1. Could this be Reggie Bush's final game with the Saints? There’s already been a lot of speculation about this and it’s understandable because Bush is scheduled to have an $8 million salary and a hit of more than $12 million against the 2010 salary cap. Lots of people have said that’s too much money for a guy who’s nothing more than a role player. But the Saints never have said anything along those lines and they view Bush as more than a role player. He’s the first player Sean Payton ever drafted and there’s an emotional attachment to Bush. Let’s be real honest here, Payton views himself as a brilliant offensive mind -- and I’m not arguing with that -- and he believes he can get production from Bush as a runner, receiver and a return man. A big game from Bush in the Super Bowl might further enhance his chances of staying with the Saints.

2. Gregg Williams was the missing link. Once upon a time, Gregg Williams was viewed as one of the league’s greatest defensive minds. That was before he got a shot as a head coach and had a couple of ordinary stints as a coordinator. But this is Williams’ chance to re-establish himself among the elite. Yes, he’s got a mighty challenge against Peyton Manning and the Indianapolis offense. But Williams made this New Orleans defense respectable almost since the day he arrived. He’s a big reason the Saints are in the Super Bowl. If they’re going to win it, Williams might be the most important figure of all.

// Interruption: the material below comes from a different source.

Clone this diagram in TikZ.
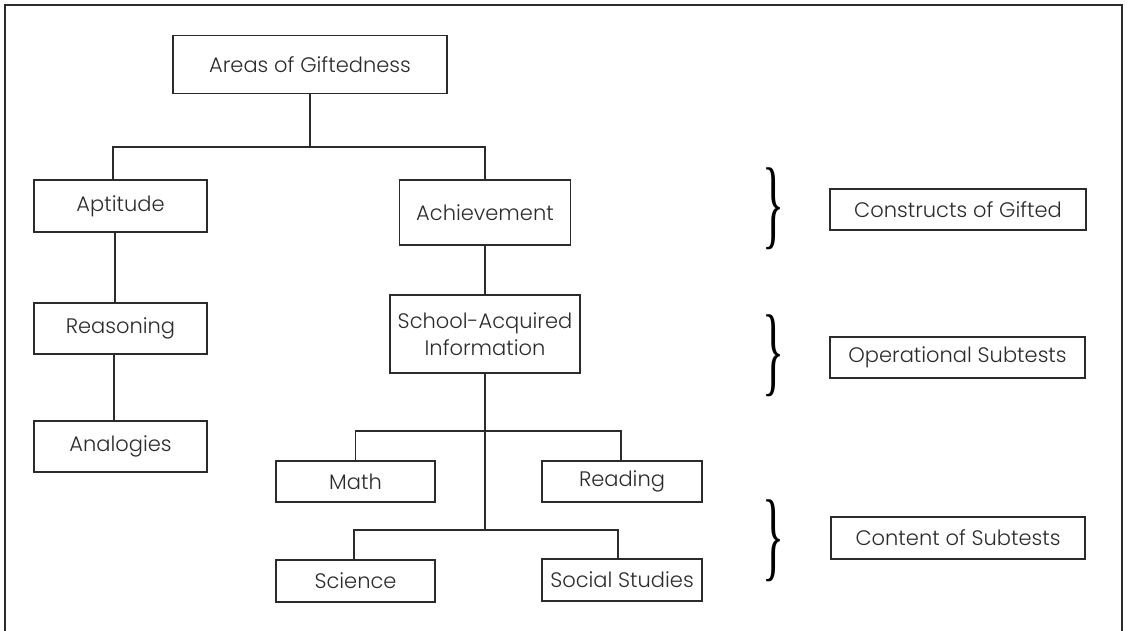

3. Marques Colston will emerge. Colston’s been New Orleans’ top receiver pretty much since he entered the league in 2006, but he’s still not a household name. This is Colston’s chance to change that. At 6-foot-5, he’s tough for any defensive back to match up with. The Saints haven’t needed to really lock in on Colston because they have such a variety of offensive weapons. But in a winner-take-all setting, it might be time for the Saints to really exploit Colston’s height advantage.